I dreams of Sarah MacAdam last night/this morning...one of those half awake/asleep daydreams really. I felt this overpowerin sense of fatiigue, loss, and depression. From somewhere it came to me that sarah was dead...
The dream then flashed back a few days. I was watching a soccer field line up with players, noting all the "stats" listed on paper pinned to each players jersey...but it wasn't soccer statistics, just general human things...name, age, birthplace, jersey number...The game started and I saw mysef standing on the sidelines, watching with keen interest. In my dream I did not know this game they played. I recall this intense desire to join in, to become welcome, to be accepted as a player.
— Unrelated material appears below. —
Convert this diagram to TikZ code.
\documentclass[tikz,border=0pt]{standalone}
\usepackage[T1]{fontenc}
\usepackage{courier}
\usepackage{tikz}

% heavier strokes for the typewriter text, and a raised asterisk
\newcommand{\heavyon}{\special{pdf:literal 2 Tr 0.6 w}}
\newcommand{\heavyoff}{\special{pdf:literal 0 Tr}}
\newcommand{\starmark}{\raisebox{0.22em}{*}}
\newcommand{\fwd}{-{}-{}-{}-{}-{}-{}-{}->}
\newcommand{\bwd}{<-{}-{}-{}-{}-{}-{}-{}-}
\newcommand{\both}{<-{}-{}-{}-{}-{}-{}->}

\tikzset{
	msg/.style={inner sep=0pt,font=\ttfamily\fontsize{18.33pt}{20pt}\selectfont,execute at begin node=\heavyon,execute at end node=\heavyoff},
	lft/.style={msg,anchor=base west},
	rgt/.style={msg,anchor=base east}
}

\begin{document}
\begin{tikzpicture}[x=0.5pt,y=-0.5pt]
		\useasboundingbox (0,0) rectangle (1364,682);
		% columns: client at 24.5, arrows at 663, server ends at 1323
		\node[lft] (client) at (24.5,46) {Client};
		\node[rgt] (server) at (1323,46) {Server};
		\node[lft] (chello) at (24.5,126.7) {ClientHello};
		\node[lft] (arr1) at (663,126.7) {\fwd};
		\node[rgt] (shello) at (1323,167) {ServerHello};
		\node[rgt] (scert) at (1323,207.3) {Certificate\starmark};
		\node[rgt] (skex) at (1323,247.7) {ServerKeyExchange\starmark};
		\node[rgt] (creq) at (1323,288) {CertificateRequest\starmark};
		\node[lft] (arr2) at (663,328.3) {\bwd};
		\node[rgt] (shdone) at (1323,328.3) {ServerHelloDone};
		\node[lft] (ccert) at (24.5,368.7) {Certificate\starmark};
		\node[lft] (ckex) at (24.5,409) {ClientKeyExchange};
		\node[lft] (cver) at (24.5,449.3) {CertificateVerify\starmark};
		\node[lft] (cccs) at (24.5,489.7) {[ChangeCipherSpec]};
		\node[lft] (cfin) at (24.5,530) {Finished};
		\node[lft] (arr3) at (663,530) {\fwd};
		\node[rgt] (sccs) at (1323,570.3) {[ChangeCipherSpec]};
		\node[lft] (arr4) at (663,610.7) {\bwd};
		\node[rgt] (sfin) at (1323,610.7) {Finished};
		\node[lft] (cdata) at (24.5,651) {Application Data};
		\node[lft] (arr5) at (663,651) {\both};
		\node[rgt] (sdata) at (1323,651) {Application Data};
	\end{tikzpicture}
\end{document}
When the ball came near me on the field, i jumped over the side line and kicked it. Immediately my joy in joining dissappeared as the otehr players eyed my sternly. "Out of Bounds!" the unseen referree decreed...and my shoulders sagged. "How many players should be on the field?" I asked oe of them..."Nine" he said. I strolled back out of bounds and watched as two players, seeminlgy hurt, limping, carrying each other off the field, walked over to me. "Here, take my place...back there by android(?)" I looked where he had indicated, seeming a man who, in his cold aloofness, did indeed resemble an android. I assumed it was just a nickname. I ran out to take my place in the fray.
I soon found myself in the midst of a major offensive push by the other team. They were right in front of the goal and I was trying to get the ball away...I failed, they shot, and the ball went in the net...
Then I saw sarah. She looked no different than last I'd seen her...but there was a sadness in her eyes. She saw me and joked around a bit, but the sadness never left her. We struggled together to keep the otehr team from scoring again and again, but it was no use.
It was just a few moments before I awoke that I realize with cold certainty, that sarah was dead because she killed herself just a few days later. I awoke with a heavy heart, confused over what my dream meant. I was frightened by it...particually since it's meanings were so blatantly telling about my life, her life, our friendship, and about winning/losing our own petty games in life...
We all lose touch with people once close to our hearts. It is the pattern of life, but it's so hard to realize this and accept it. I did write that email to amy, and she replied, acknowledging my concern about our drifting apart. She gave me her phone number, asked me mine...and now I feel this burden to rebuild our friendship from miles and miles and miles away...it scares me to even *feel* this burden. Amy is my friend, a _true_ friend...why should I feel so reluctant to converse with her? I suppose it boils down to fear of myself being who I now am, fear of having to discuss with her things I don't *want* to discuss with her. Her opinion of me weighs to heavily on me and I can't force myself to lower that opinion by revealing my demons.
Near everything seems so peacefull here at my parents house. I've felt so light and airy this week that I don't want to go back to school and suberge myself in my daily life. So many things need to be accomplished when I go back...yet by going back I get to talk with christa, and I'm looking forward to what she has to say about her vacation, the people she has met, and the things she has learned about herself from this time away from school.
I'm reading _The Celestine Phrophecy_ right now. It's been recommended to me several times over the past several years...at the very least for a new view of the world, to agree with or not, simply a new perspective on the state of our species, on the impact my life might have on the world...I can quite clearly see and envision the aspecs of evolution/spritiuality discussed therein...but I find myself reluctant to accpet it and what it says as truth. I've always had trouble accepting anything as truth.